GUARDIAN PHOTO BY YAEL CHANOFF


The Occupy supporters who turned their backs on Quan and interrupted her didn't do it because they are inexplicably rude. They gave their reasons, including still being hurt and angry after Quan unleashed police using tear gas, rubber bullets, and aggression to break up their encampment on Oct. 25.

Quan also was displeased about that night's events, saying that "No one is happy about what happened around the tear gas and mutual aid."

The second reason for the reactions was what an Occupy Oakland protester who mic-checked Quan called her "misrepresentation of anarchism." This has been dismissed and mocked by many press outlets, as if to say: What's the point of bothering to understand anarchism?

Many people who identify with anarchist principles and tactics are involved with Occupy groups. This has contributed to the growth and development of autonomous communities at camps, as many anarchists have extensive knowledge and practice in building alternative communities based on horizontalism and collective management of resources. Occupy's anarchist roots go deep.

This has also created controversy when tactics like property destruction and the black bloc, both associated with anarchism, become a part of Occupy. One example was the bank windows smashed and vacant building occupied during Occupy Oakland's General Strike on Nov. 2, and riot police again responded with tear gas that night. The next day, 700 attended a General Assembly meeting to focus on discussing violence, its nature, and the ethics surrounding it.
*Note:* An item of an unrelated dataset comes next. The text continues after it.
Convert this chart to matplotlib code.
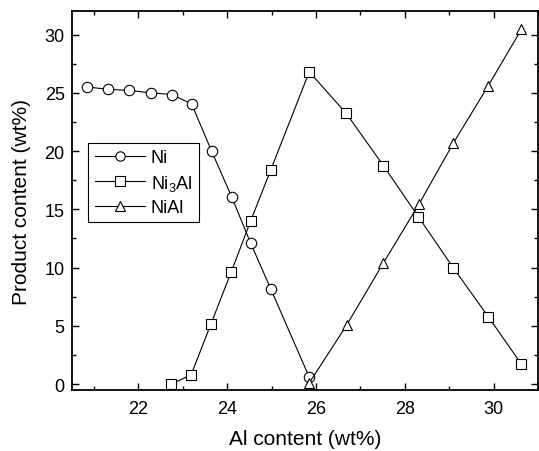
import numpy as np
import matplotlib
matplotlib.use("Agg")
import matplotlib.pyplot as plt
from matplotlib.ticker import MultipleLocator

plt.rcParams['font.family'] = ['Liberation Sans', 'DejaVu Sans']
plt.rcParams['mathtext.fontset'] = 'custom'
plt.rcParams['mathtext.rm'] = 'Liberation Sans'
plt.rcParams['mathtext.it'] = 'Liberation Sans'

## Données
ni_x = [20.84, 21.32, 21.80, 22.28, 22.75, 23.20, 23.65, 24.10, 24.53, 24.98, 25.85]
ni_y = [25.5, 25.3, 25.2, 25.0, 24.85, 24.05, 20.0, 16.1, 12.1, 8.2, 0.6]

ni3al_x = [22.74, 23.19, 23.64, 24.09, 24.53, 24.98, 25.85, 26.68, 27.52, 28.31, 29.09, 29.88, 30.63]
ni3al_y = [0.0, 0.8, 5.2, 9.6, 14.0, 18.35, 26.8, 23.25, 18.75, 14.35, 10.0, 5.8, 1.7]

nial_x = [25.85, 26.69, 27.52, 28.33, 29.09, 29.88, 30.63]
nial_y = [0.1, 5.05, 10.4, 15.5, 20.65, 25.6, 30.45]

labels = ["Ni", "Ni$_3$Al", "NiAl"]

fig = plt.figure(figsize=(5.39, 4.52), dpi=100)
ax = fig.add_axes([0.133, 0.135, 0.865, 0.838])

style = dict(color='black', lw=0.8, markersize=7.5, markerfacecolor='white',
             markeredgecolor='black', markeredgewidth=0.8)
ax.plot(ni_x, ni_y, marker='o', label=labels[0], **style)
ax.plot(ni3al_x, ni3al_y, marker='s', label=labels[1], **style)
ax.plot(nial_x, nial_y, marker='^', label=labels[2], **style)

ax.set_xlim(20.5, 31.0)
ax.set_ylim(-0.5, 32)
ax.xaxis.set_major_locator(MultipleLocator(2))
ax.xaxis.set_minor_locator(MultipleLocator(1))
ax.yaxis.set_major_locator(MultipleLocator(5))
ax.yaxis.set_minor_locator(MultipleLocator(2.5))
ax.tick_params(which='both', direction='in', top=True, right=True, labelsize=13)
ax.tick_params(which='major', length=5, width=1)
ax.tick_params(which='minor', length=3, width=1)
ax.tick_params(axis='x', which='major', pad=7)
ax.tick_params(axis='y', which='major', pad=5)
for s in ax.spines.values():
    s.set_linewidth(1.3)

ax.set_xlabel("Al content (wt%)", fontsize=15, labelpad=9)
ax.set_ylabel("Product content (wt%)", fontsize=15, labelpad=10)

leg = ax.legend(loc='upper left', bbox_to_anchor=(0.036, 0.652), fontsize=13,
                fancybox=False, framealpha=1, edgecolor='black', markerscale=0.9,
                borderaxespad=0, handlelength=2.8, borderpad=0.35,
                labelspacing=0.35, handletextpad=0.3)
leg.get_frame().set_linewidth(0.8)

fig.savefig("out.png", dpi=100)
Many have been quick to characterize this ongoing debate as a division in the movement. But if unity is to be achieved, these tough conversations are necessary.

Bringing it home

Occupy has been criticized for its lack of leaders, but that has left it open to exciting possibilities. To start a new Occupy project, you just have to convince some people to help you out—you must gain approval from no one. Some have described the organization as a "do-ocracy." Don't ask for permission, they say, just do it.

As such, the ideas for moving forward span from handfuls of people on street corners to millions converging on Washington.

Lakoff presented one of these concepts to the group at the Commonwealth Club, what he called "Occupy Elections." Lakoff said, "Join Democratic clubs, and insist on supporting those people with your general moral principles. If you join Democratic clubs soon, you decide who gets to run. This is how the Tea Party took over."

Like most ideas floating around in Occupy, there's already something similar underway. Berkeley resident Joshua Green started the Occupy the Congress initiative, which hopes to organize and fund efforts for candidates "who support the declaration of the occupation of Wall Street." Congressional candidates such as Elizabeth Warren in Massachusetts and Norman Solomon here in California have expressed support for and goals similar to the Occupy movement.

Occupy Washington DC has taken the message to Congress in other ways. In an open forum with supporters and renowned economists, they developed their Budget Proposal for the 99 Percent and are coordinating with Occupy groups throughout the country to call for a National Occupation of Washington DC starting March 30.